China scientists win ‘quantum advantage’ with computer 10 billion times faster than Google’s
Chinese scientists have achieved “quantum advantage” using a new computer with a speed 10 billion times faster than Google’s.
A team led by Pan Jianwei and Lu Chaoyang of the University of Science and Technology of China in Hefei published an essay detailing their achievement in Science magazine on Thursday.
Their machine, named “Jiuzhang,” was able to perform a type of computing called Gaussian boson sampling, that can complete in minutes calculations that no ordinary computer could accomplish within a reasonable amount of time.
The team started studying quantum computers in 2017. Using the Jiuzhang computer, which can generate up to 76 output photon clicks, it would only take 200 seconds to accomplish what the Japanese Fugaku supercomputer — the world’s most powerful classical computer — would take 600 million years to complete, according to the essay.

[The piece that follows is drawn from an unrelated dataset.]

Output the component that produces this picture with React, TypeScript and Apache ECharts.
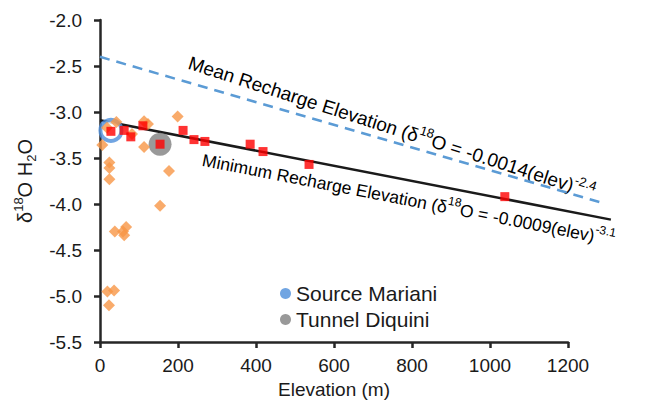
import React, { useEffect, useRef } from "react";
import * as echarts from "echarts";

// ---- data ----
const redElev = [28, 62, 79, 110, 154, 213, 241, 269, 385, 418, 536, 1038];
const redVal = [-3.21, -3.2, -3.27, -3.15, -3.35, -3.2, -3.3, -3.32, -3.35, -3.43, -3.57, -3.92];

const orangeElev = [6, 24, 24, 24, 42, 113, 123, 199, 113, 177, 154, 38, 67, 62, 59, 19, 36, 23, 82, 18];
const orangeVal = [-3.36, -3.55, -3.61, -3.73, -3.11, -3.1, -3.13, -3.05, -3.38, -3.64, -4.02, -4.3, -4.25, -4.34, -4.3, -4.95, -4.94, -5.1, -3.24, -3.17];

const marianiElev = [28];
const marianiVal = [-3.2];
const diquiniElev = [154];
const diquiniVal = [-3.35];

// drawn recharge-elevation lines (extend past the 1200 m axis end, as in the original)
const meanLineElev = [0, 1290];
const meanLineVal = [-2.4, -3.99];
const minLineElev = [0, 1310];
const minLineVal = [-3.09, -4.17];

const xTicks = [0, 200, 400, 600, 800, 1000, 1200];
const yTicks = [-5.5, -5.0, -4.5, -4.0, -3.5, -3.0, -2.5, -2.0];

const zip = (a: number[], b: number[]) => a.map((v, i) => [v, b[i]]);

const FONT = "'Liberation Sans', Arial, sans-serif";
const TXT = "#1a1a1a";

export default function App() {
  const ref = useRef<HTMLDivElement>(null);
  useEffect(() => {
    if (!ref.current) return;
    const chart = echarts.init(ref.current, null, { renderer: "svg" });
    const rich = (size: number) => ({
      n: { fontSize: size, fontFamily: FONT, color: TXT, lineHeight: 26, verticalAlign: "middle" },
      s: { fontSize: Math.round(size * 0.66), fontFamily: FONT, color: TXT, lineHeight: 26, verticalAlign: "top" },
    });
    const left = 100;
    const top = 20;
    const bottom = 70;
    const plotW = 646 - left - 78; // width of the 0..1200 plot
    const extMax = 1320;
    const extRight = 646 - left - (plotW * extMax) / xTicks[xTicks.length - 1];
    const hiddenAxis = { show: false };
    chart.setOption({
      animation: false,
      backgroundColor: "#ffffff",
      grid: [
        { left, right: 78, top, bottom, containLabel: false },
        { left, right: extRight, top, bottom, containLabel: false },
      ],
      xAxis: [
        {
          type: "value",
          gridIndex: 0,
          min: xTicks[0],
          max: xTicks[xTicks.length - 1],
          interval: 200,
          name: "Elevation (m)",
          nameLocation: "middle",
          nameGap: 31,
          nameTextStyle: { fontSize: 19, fontFamily: FONT, color: TXT },
          axisLine: { onZero: false, lineStyle: { color: "#262626", width: 2.5 } },
          axisTick: { show: true, inside: false, length: 6, lineStyle: { color: "#262626", width: 2.5 } },
          axisLabel: {
            fontSize: 19,
            fontFamily: FONT,
            color: TXT,
            margin: 14,
            formatter: (v: number) => String(v),
          },
          splitLine: { show: false },
        },
        { type: "value", gridIndex: 1, min: 0, max: extMax, ...hiddenAxis },
      ],
      yAxis: [
        {
          type: "value",
          gridIndex: 0,
          min: yTicks[0],
          max: yTicks[yTicks.length - 1],
          interval: 0.5,
          name: "δ{s|18}O H{b|2}O",
          nameLocation: "middle",
          nameRotate: 90,
          nameGap: 56,
          nameTextStyle: {
            fontSize: 20,
            fontFamily: FONT,
            color: TXT,
            lineHeight: 26,
            rich: {
              s: { fontSize: 13, fontFamily: FONT, color: TXT, lineHeight: 26, verticalAlign: "top" },
              b: { fontSize: 13, fontFamily: FONT, color: TXT, lineHeight: 26, verticalAlign: "bottom" },
            },
          },
          axisLine: { onZero: false, lineStyle: { color: "#262626", width: 2.5 } },
          axisTick: { show: true, inside: false, length: 6, lineStyle: { color: "#262626", width: 2.5 } },
          axisLabel: {
            fontSize: 19,
            fontFamily: FONT,
            color: TXT,
            margin: 18,
            formatter: (v: number) => v.toFixed(1),
          },
          splitLine: { show: false },
        },
        {
          type: "value",
          gridIndex: 1,
          min: yTicks[0],
          max: yTicks[yTicks.length - 1],
          ...hiddenAxis,
        },
      ],
      legend: {
        orient: "vertical",
        left: 275,
        top: 278,
        itemGap: 5,
        itemWidth: 11,
        itemHeight: 11,
        icon: "circle",
        textStyle: { fontSize: 21, fontFamily: FONT, color: TXT },
        data: [
          { name: "Source Mariani", itemStyle: { color: "#4D8FDB", borderWidth: 0 } },
          { name: "Tunnel Diquini", itemStyle: { color: "#7F7F7F", borderWidth: 0 } },
        ],
      },
      graphic: [
        {
          type: "text",
          x: 193,
          y: 50,
          rotation: -(17.8 * Math.PI) / 180,
          style: {
            text: "{n|Mean Recharge Elevation (δ}{s|18}{n|O = -0.0014(elev)}{s|-2.4}",
            align: "left",
            verticalAlign: "top",
            rich: rich(19),
          } as any,
        },
        {
          type: "text",
          x: 205,
          y: 147,
          rotation: -(11 * Math.PI) / 180,
          style: {
            text: "{n|Minimum Recharge Elevation (δ}{s|18}{n|O = -0.0009(elev)}{s|-3.1}",
            align: "left",
            verticalAlign: "top",
            rich: rich(17.5),
          } as any,
        },
      ],
      series: [
        {
          name: "Mean Recharge",
          type: "line",
          xAxisIndex: 1,
          yAxisIndex: 1,
          data: zip(meanLineElev, meanLineVal),
          symbol: "none",
          lineStyle: { color: "#5B9BD5", width: 2.5, type: [10, 7] },
          z: 1,
        },
        {
          name: "Minimum Recharge",
          type: "line",
          xAxisIndex: 1,
          yAxisIndex: 1,
          data: zip(minLineElev, minLineVal),
          symbol: "none",
          lineStyle: { color: "#1a1a1a", width: 2.5 },
          z: 1,
        },
        {
          name: "Source Mariani",
          type: "scatter",
          data: zip(marianiElev, marianiVal),
          symbol: "circle",
          symbolSize: 21,
          itemStyle: { color: "#ffffff", borderColor: "#4D8FDB", borderWidth: 4 },
          z: 2,
        },
        {
          name: "Tunnel Diquini",
          type: "scatter",
          data: zip(diquiniElev, diquiniVal),
          symbol: "circle",
          symbolSize: 23,
          itemStyle: { color: "#7F7F7F" },
          z: 2,
        },
        {
          name: "Springs",
          type: "scatter",
          data: zip(orangeElev, orangeVal),
          symbol: "diamond",
          symbolSize: 12,
          itemStyle: { color: "#F79646" },
          z: 3,
        },
        {
          name: "Wells",
          type: "scatter",
          data: zip(redElev, redVal),
          symbol: "rect",
          symbolSize: 9,
          itemStyle: { color: "#FF0000" },
          z: 4,
        },
      ],
    });
    return () => chart.dispose();
  }, []);
  return (
    <div
      ref={ref}
      style={{ position: "fixed", left: 0, top: 0, width: 646, height: 412 }}
    />
  );
}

Google first achieved quantum advantage with its 53 qubits processor in October last year. Jiuzhang’s speed would be 10 billion times faster than Google’s.
Development in quantum computing may bring breakthroughs in code deciphering, big data, material design, drug analysis, among others.
Lu said in an interview earlier that one of the difficulties in successfully developing quantum computers was in the tiny margins for error, which he described as akin to getting 50 horses to race for 100 kilometers (62 miles) and to not deviate from the course by the width of a thread of hair.